It’s hard enough competing with each other for a limited supply of jobs, so how are people supposed to compete with robots? If the current trend is any indication, it’s going to be darn near impossible in just a few years. The Internet paved the way for technology to oust human beings in the labor field.
What the Experts Say
Early last year, while participating in an economic think tank hosted by the American Enterprise Institute, Bill Gates claimed software automation would significantly decrease the demand for human workers in lower skill set jobs.
His statement followed closely on the heels of a report the Economist issued, which named over a dozen jobs they feel will be taken over by robots in the next 20 years. Telemarketing, retail jobs, and real estate agents are among those forecasted to have humans replaced with robots.
The death of the unskilled laborer might be coming sooner than they thought. Huis Ten Bosch, a Japanese theme park, just announced plans to open a hotel operated by robots and Internet of Things (IoT) technology. The hotel, Henn-na Hotel, will utilize “actroids” to greet and check-in guests, eliminating the need for front desk clerks altogether. They’ll also have porter robots to replace maids, tablets for guests to use to order extra toiletries and doors that allow access through facial-recognition technology rather than room keys. The company plans to open over 1,000 of these hotels around the world.
Who Else Should Be Worried?
It’s not just telemarketers and hotel clerks who should be worried. Connecting technology through the Internet will make seemingly menial jobs like dog walking, in-home care for the elderly, and even taxi services carried out by automated programs and bots. There have already been efforts to curb the negative effects apps like Uber are having on cab drivers.

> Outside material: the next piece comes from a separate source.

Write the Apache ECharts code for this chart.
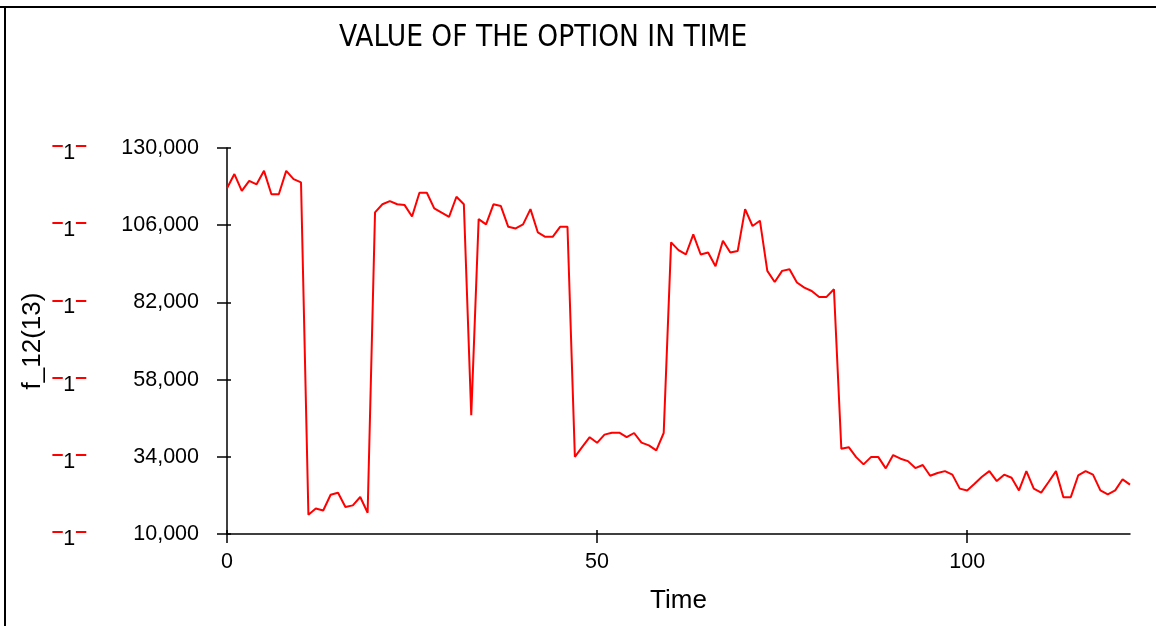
<!DOCTYPE html>
<html>
<head>
<meta charset="utf-8">
<title>VALUE OF THE OPTION IN TIME</title>
<script src="https://cdn.jsdelivr.net/npm/echarts@6/dist/echarts.min.js"></script>
<style>
  html, body { margin: 0; padding: 0; background: #fff; }
  #main { width: 1156px; height: 626px; }
</style>
</head>
<body>
<div id="main"></div>
<script>
// values, one per time step (0..122)
var optionValue = [
  117500, 121900, 116700, 119800, 118700, 122900, 115600, 115600, 122900, 120300,
  119300, 16000, 17900, 17300, 22200, 22850, 18400, 18900, 21500, 16600,
  110000, 112500, 113500, 112500, 112250, 108700, 116100, 116100, 111230, 109900,
  108600, 114850, 112500, 46900, 107900, 106250, 112500, 111950, 105500, 105000,
  106250, 111000, 103750, 102400, 102400, 105500, 105500, 34000, 37100, 40100,
  38350, 40900, 41500, 41500, 40100, 41400, 38400, 37550, 36000, 41400,
  100650, 98250, 96900, 103150, 96900, 97520, 93250, 101150, 97520, 98010,
  111000, 105750, 107400, 91800, 88350, 91800, 92300, 88200, 86600, 85550,
  83700, 83700, 86100, 36500, 37000, 33900, 31650, 33900, 33900, 30400,
  34550, 33400, 32650, 30500, 31450, 28100, 28950, 29550, 28450, 24100,
  23550, 25650, 27800, 29550, 26450, 28450, 27500, 23550, 29550, 24100,
  22850, 26150, 29550, 21450, 21450, 28200, 29550, 28450, 23550, 22300,
  23550, 27000, 25350
];
var xTicks = [0, 50, 100];
var yTicks = [10000, 34000, 58000, 82000, 106000, 130000];
var xMax = 122;

var chartTitle = 'VALUE OF THE OPTION IN TIME';
var xName = 'Time';
var yName = 'f_12(13)';

var font = '"Liberation Sans", Arial, sans-serif';

// [time, value] pairs for the line
var seriesData = optionValue.map(function (v, i) { return [i, v]; });

var chart = echarts.init(document.getElementById('main'), null, { renderer: 'canvas' });

var yBase = {
  type: 'value',
  min: yTicks[0],
  max: yTicks[yTicks.length - 1],
  interval: yTicks[1] - yTicks[0],
  splitLine: { show: false }
};

chart.setOption({
  animation: false,
  backgroundColor: '#fff',
  title: {
    text: chartTitle,
    left: 334,
    top: 18,
    textStyle: {
      fontFamily: '"DejaVu Sans Condensed", "DejaVu Sans", sans-serif',
      fontSize: 29.5,
      fontWeight: 'normal',
      color: '#000'
    }
  },
  graphic: [
    { type: 'line', shape: { x1: 0, y1: 7, x2: 1156, y2: 7 }, style: { stroke: '#000', lineWidth: 2 } },
    { type: 'line', shape: { x1: 5, y1: 7, x2: 5, y2: 626 }, style: { stroke: '#000', lineWidth: 2 } }
  ],
  grid: { left: 227, right: 26, top: 148, bottom: 92 },
  xAxis: [{
    type: 'value',
    min: 0,
    max: xMax,
    name: xName,
    nameLocation: 'middle',
    nameGap: 54,
    nameTextStyle: { fontFamily: font, fontSize: 26, color: '#000' },
    axisLine: { lineStyle: { color: '#000', width: 1.5 } },
    axisTick: { length: 9, lineStyle: { color: '#000', width: 1.5 }, customValues: xTicks },
    axisLabel: { customValues: xTicks, margin: 17, fontFamily: font, fontSize: 21.5, color: '#000' },
    splitLine: { show: false }
  }, {
    // inner half of the crossing ticks
    type: 'value', position: 'bottom', min: 0, max: xMax,
    axisLine: { show: false },
    axisTick: { inside: true, length: 4, lineStyle: { color: '#000', width: 1.5 }, customValues: xTicks },
    axisLabel: { show: false },
    splitLine: { show: false }
  }],
  yAxis: [
    Object.assign({}, yBase, {
      name: yName,
      nameLocation: 'middle',
      nameGap: 181,
      nameTextStyle: { fontFamily: font, fontSize: 26, color: '#000' },
      axisLine: { lineStyle: { color: '#000', width: 1.5 } },
      axisTick: { length: 10, lineStyle: { color: '#000', width: 1.5 } },
      axisLabel: {
        margin: 28,
        fontFamily: font,
        fontSize: 21.5,
        color: '#000',
        formatter: function (v) { return v.toLocaleString('en-US'); }
      }
    }),
    Object.assign({}, yBase, {
      position: 'left',
      axisLine: { show: false },
      axisTick: { inside: true, length: 4, lineStyle: { color: '#000', width: 1.5 } },
      axisLabel: { show: false }
    }),
    Object.assign({}, yBase, {
      position: 'left',
      offset: 130,
      axisLine: { show: false },
      axisTick: { show: false },
      axisLabel: {
        margin: 10,
        formatter: function () { return '{d|\u2013}{o|1}{d|\u2013}'; },
        rich: {
          d: { color: '#ff0000', fontFamily: font, fontSize: 21, fontWeight: 'bold', padding: [0, 0, 5, 0] },
          o: { color: '#000', fontFamily: font, fontSize: 21.5, padding: [10, 0, 0, 0] }
        }
      }
    })
  ],
  series: [{
    type: 'line',
    data: seriesData,
    showSymbol: false,
    symbol: 'none',
    lineStyle: { color: '#ff0000', width: 2 },
    itemStyle: { color: '#ff0000' }
  }]
});
</script>
</body>
</html>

It’s possible smart technology could create homes that practically sell themselves or IoT kitchen appliances will make home cooks so adept they’ll never feel the need to frequent restaurants in the future. Waiters will certainly be out of a job then, as will chefs.
The Organization for Economic Cooperation and Development reported Americans are less skilled than nearly two-thirds of the world’s developed nations. We rely on these jobs to keep the economy afloat and are unequipped for the technology boom that’s coming. This study also found that Americans score poorly on mathematics, reading, and problem solving, which are all skills needed to obtain well-paying jobs in a technological age.
As of 2013, over 60 percent of all jobs in the U.S. were classified as non-routine, meaning they required some type of extra skill, which is usually learned in higher education, in order to be performed well.
The Internet is set to wipe out a lot of unskilled positions over the next couple of decades, so does that mean the middle-class is doomed? No, not exactly.
Much like it’s always been, education is the key to keeping Americans in the workforce. The Internet is responsible for eradicating many positions but it also creates new ones. For every mechanic who loses a job, there will be a computer programmer needed to ensure the software fixing the cars is in proper working order.
Many people believe there will be an uptick in positions for people who are willing to maintain all of these robotic innovations. For this to work, Americans are going to need additional education.
History shows that technological advances always creates more jobs, not eliminates them. Let’s hope this holds true down the road or the economic disparity of the U.S. is going to start looking bleaker.